- SHORT PROBLEM:
Using the listing below, copy exactly the lines from the one containing "The picture is" to the one containing "const values = order.map(i => scores[i]);", both lines included, and no others.

════════

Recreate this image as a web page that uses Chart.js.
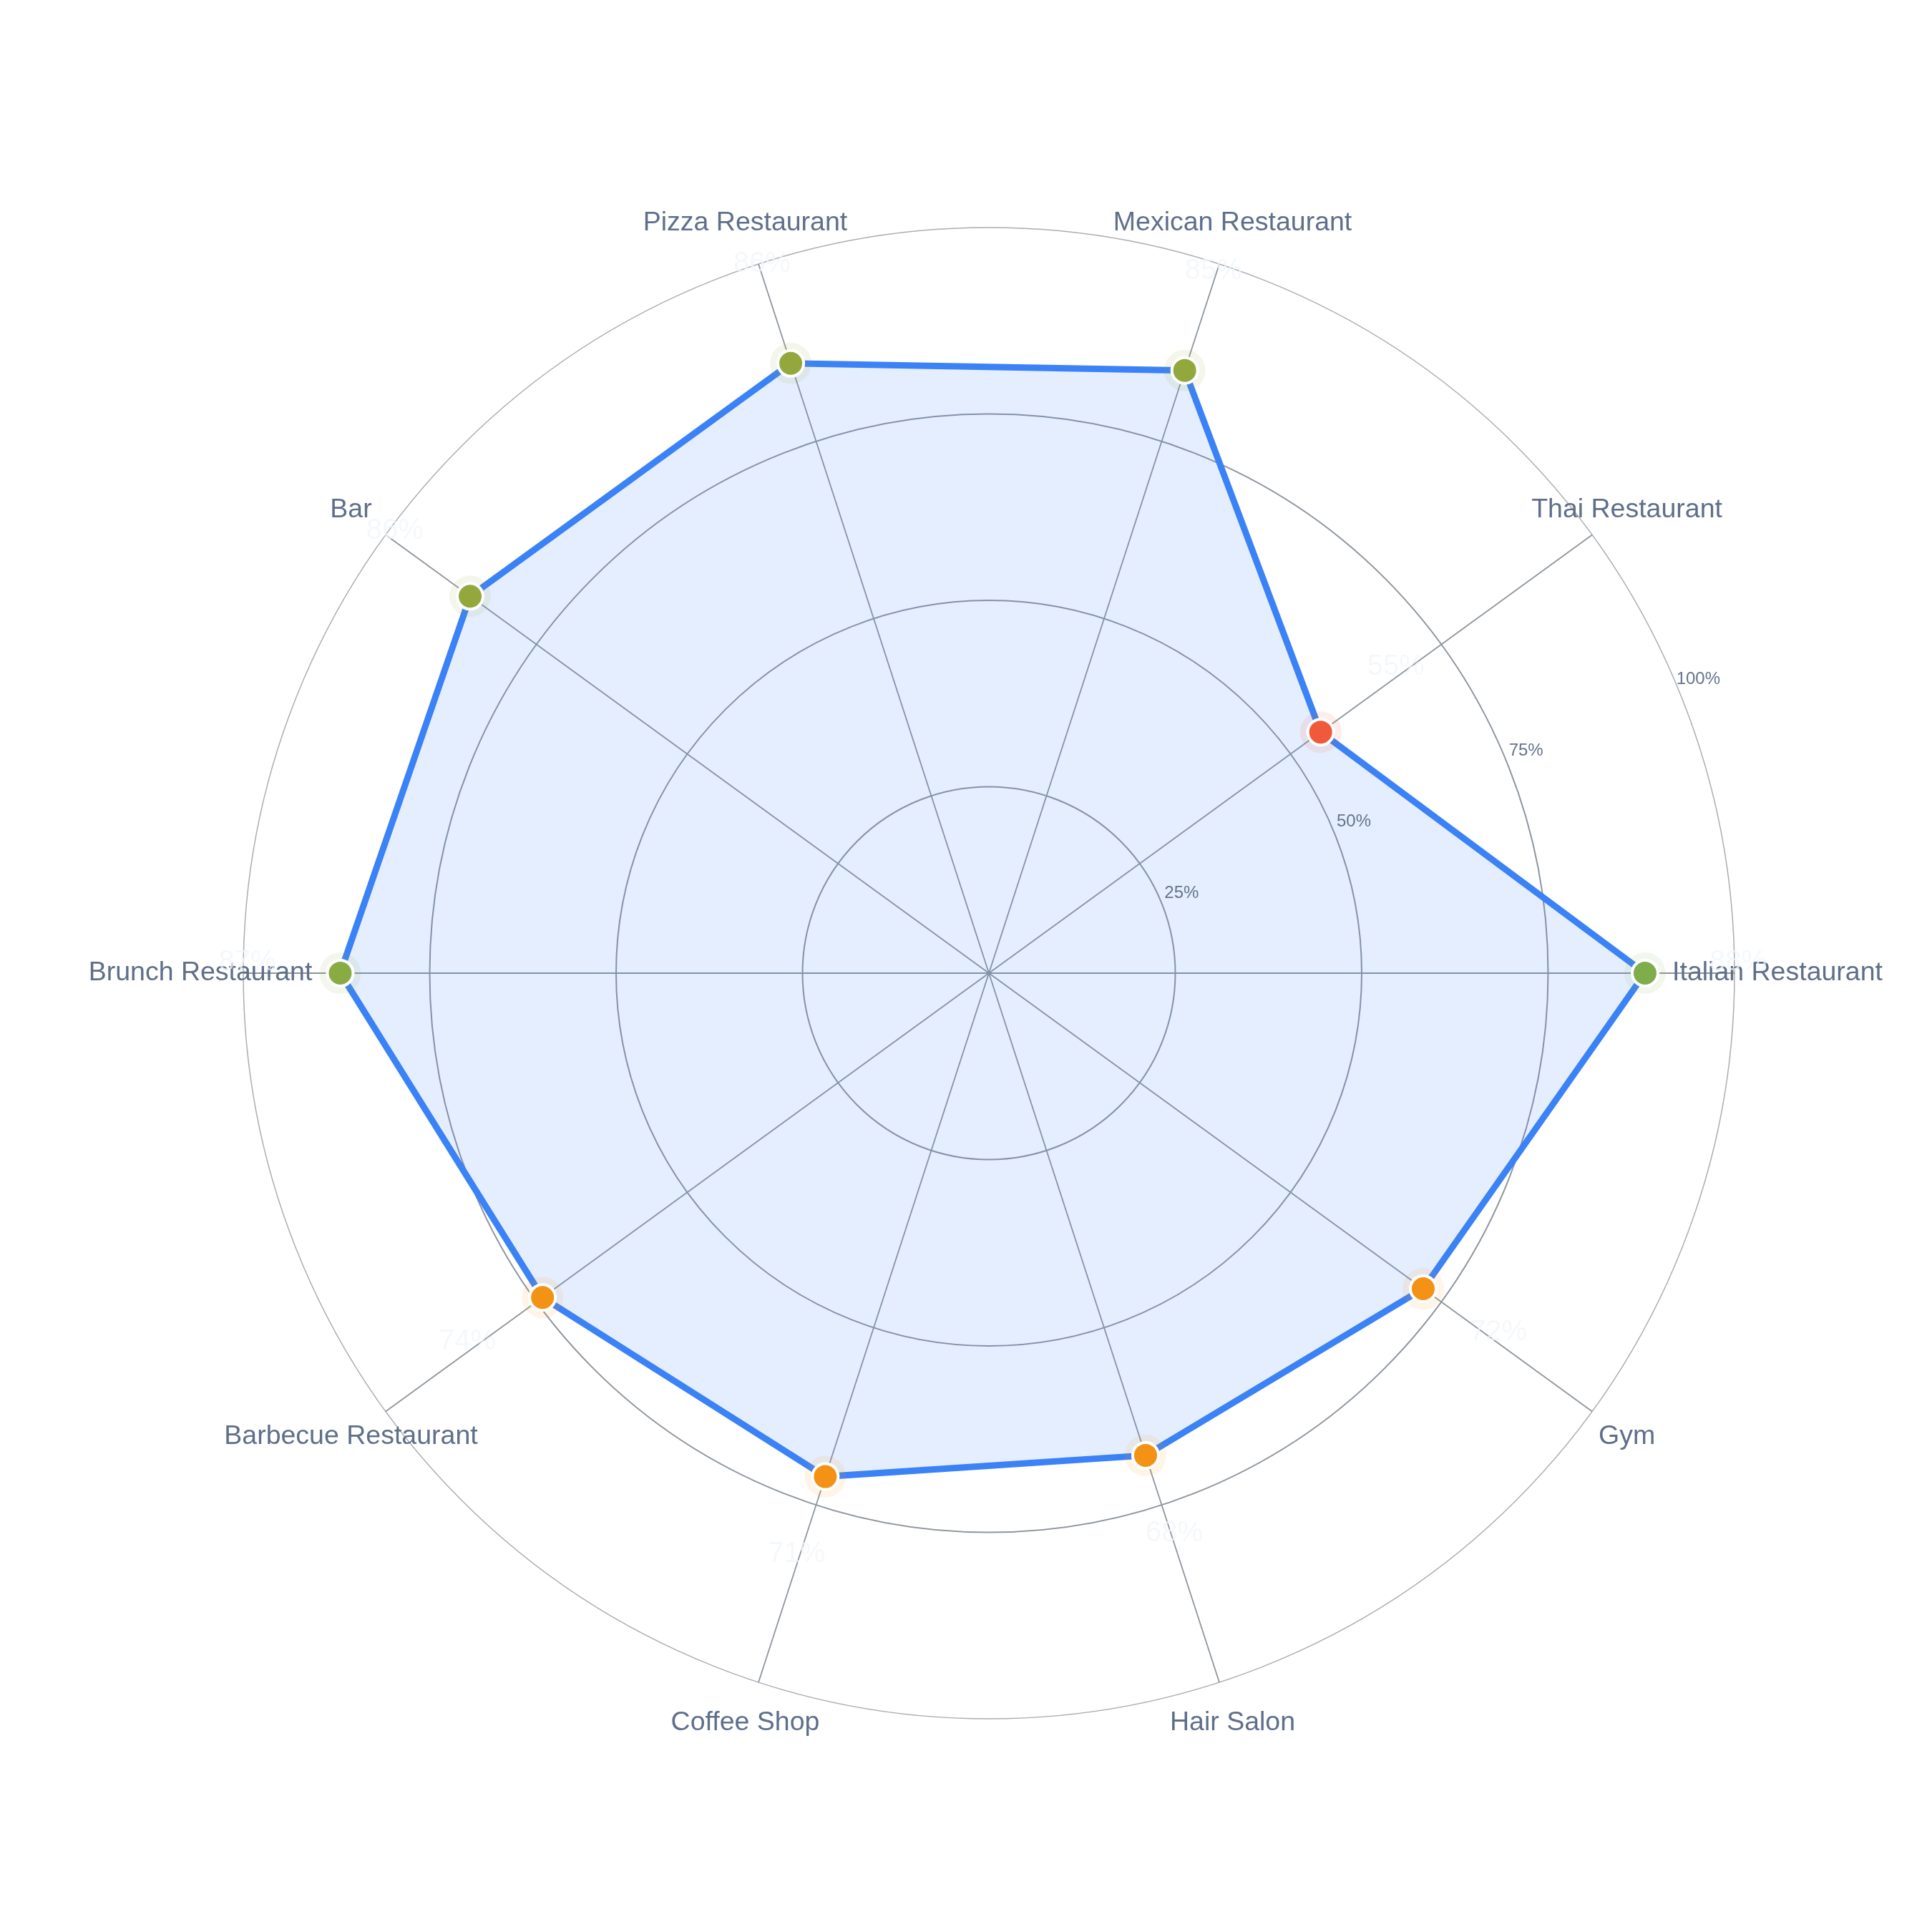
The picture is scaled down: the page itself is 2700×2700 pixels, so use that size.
<!DOCTYPE html>
<html>
<head>
<meta charset="utf-8">
<script src="https://cdn.jsdelivr.net/npm/chart.js@4.4.1/dist/chart.umd.min.js"></script>
<style>
html,body{margin:0;padding:0;background:#ffffff;}
#wrap{width:2700px;height:2700px;position:relative;}
</style>
</head>
<body>
<div id="wrap"><canvas id="c" width="2700" height="2700"></canvas></div>
<script>
// ---- data (read counter-clockwise from the east axis) ----
const categories = ["Italian Restaurant","Thai Restaurant","Mexican Restaurant","Pizza Restaurant","Bar","Brunch Restaurant","Barbecue Restaurant","Coffee Shop","Hair Salon","Gym"];
const scores = [88, 55, 85, 86, 86, 87, 74, 71, 68, 72];
const radialTicks = [25, 50, 75, 100];
const tickLabels = ["25%", "50%", "75%", "100%"];

// Chart.js goes clockwise; reference goes counter-clockwise starting at east
const order = [0, 9, 8, 7, 6, 5, 4, 3, 2, 1];
const labels = order.map(i => categories[i]);
const values = order.map(i => scores[i]);

function markerColor(v) {
  if (v >= 88) return '#7fad4b';
  if (v >= 87) return '#89ab44';
  if (v >= 80) return '#93a83c';
  if (v >= 60) return '#f39214';
  return '#ef5a3b';
}
function haloColor(v) {
  const c = markerColor(v);
  const r = parseInt(c.slice(1,3),16), g = parseInt(c.slice(3,5),16), b = parseInt(c.slice(5,7),16);
  return `rgba(${r},${g},${b},0.10)`;
}

const FONT = '"Liberation Sans", Arial, Helvetica, sans-serif';

const labelPlugin = {
  id: 'customLabels',
  afterDatasetsDraw(chart) {
    const s = chart.scales.r;
    const ctx = chart.ctx;
    ctx.save();
    ctx.textAlign = 'center';
    ctx.textBaseline = 'middle';
    // radial tick labels along 22.5 degrees
    ctx.font = '24px ' + FONT;
    ctx.fillStyle = '#64748b';
    const a = -22.5 * Math.PI / 180;
    radialTicks.forEach((v, i) => {
      const r = s.getDistanceFromCenterForValue(v) + 31;
      ctx.fillText(tickLabels[i], s.xCenter + r * Math.cos(a), s.yCenter + r * Math.sin(a));
    });
    // category labels
    ctx.font = '37.5px ' + FONT;
    ctx.fillStyle = '#5f6f8a';
    chart.data.labels.forEach((lab, i) => {
      const p = s.getPointPosition(i, s.drawingArea + 60);
      ctx.fillText(lab, p.x, p.y);
    });
    // value labels (near-white)
    ctx.font = '40px ' + FONT;
    ctx.fillStyle = 'rgba(241,245,249,0.75)';
    values.forEach((v, i) => {
      const p = s.getPointPosition(i, s.getDistanceFromCenterForValue(v) + 130);
      ctx.fillText(v + '%', p.x, p.y - 15);
    });
    ctx.restore();
  }
};

new Chart(document.getElementById('c'), {
  type: 'radar',
  data: {
    labels: labels,
    datasets: [
      {
        data: values,
        borderColor: '#3b82f6',
        backgroundColor: 'rgba(59,130,246,0.135)',
        borderWidth: 9,
        fill: true,
        pointRadius: 0,
        pointHoverRadius: 0,
        order: 3
      },
      {
        data: values,
        showLine: false,
        fill: false,
        pointRadius: 29,
        pointBorderWidth: 0,
        pointBackgroundColor: values.map(haloColor),
        pointHoverRadius: 29,
        order: 2
      },
      {
        data: values,
        showLine: false,
        fill: false,
        pointRadius: 18,
        pointBorderWidth: 4,
        pointBorderColor: '#ffffff',
        pointBackgroundColor: values.map(markerColor),
        pointHoverRadius: 18,
        order: 1
      }
    ]
  },
  options: {
    responsive: false,
    devicePixelRatio: 1,
    animation: false,
    layout: { padding: { left: 340, right: 276, top: 318, bottom: 298 } },
    plugins: { legend: { display: false }, tooltip: { enabled: false } },
    scales: {
      r: {
        min: 0,
        max: 100,
        startAngle: 90,
        ticks: { display: false, stepSize: 25 },
        pointLabels: { display: false },
        grid: {
          circular: true,
          color: (ctx) => (ctx.tick && ctx.tick.value === 100) ? '#a9adb3' : '#8e959e',
          lineWidth: (ctx) => (ctx.tick && ctx.tick.value === 100) ? 1.5 : 2
        },
        angleLines: { color: '#8e959e', lineWidth: 1.8 }
      }
    }
  },
  plugins: [labelPlugin]
});
</script>
</body>
</html>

════════

- ANSWER BELOW:
The picture is scaled down: the page itself is 2700×2700 pixels, so use that size.
<!DOCTYPE html>
<html>
<head>
<meta charset="utf-8">
<script src="https://cdn.jsdelivr.net/npm/chart.js@4.4.1/dist/chart.umd.min.js"></script>
<style>
html,body{margin:0;padding:0;background:#ffffff;}
#wrap{width:2700px;height:2700px;position:relative;}
</style>
</head>
<body>
<div id="wrap"><canvas id="c" width="2700" height="2700"></canvas></div>
<script>
// ---- data (read counter-clockwise from the east axis) ----
const categories = ["Italian Restaurant","Thai Restaurant","Mexican Restaurant","Pizza Restaurant","Bar","Brunch Restaurant","Barbecue Restaurant","Coffee Shop","Hair Salon","Gym"];
const scores = [88, 55, 85, 86, 86, 87, 74, 71, 68, 72];
const radialTicks = [25, 50, 75, 100];
const tickLabels = ["25%", "50%", "75%", "100%"];

// Chart.js goes clockwise; reference goes counter-clockwise starting at east
const order = [0, 9, 8, 7, 6, 5, 4, 3, 2, 1];
const labels = order.map(i => categories[i]);
const values = order.map(i => scores[i]);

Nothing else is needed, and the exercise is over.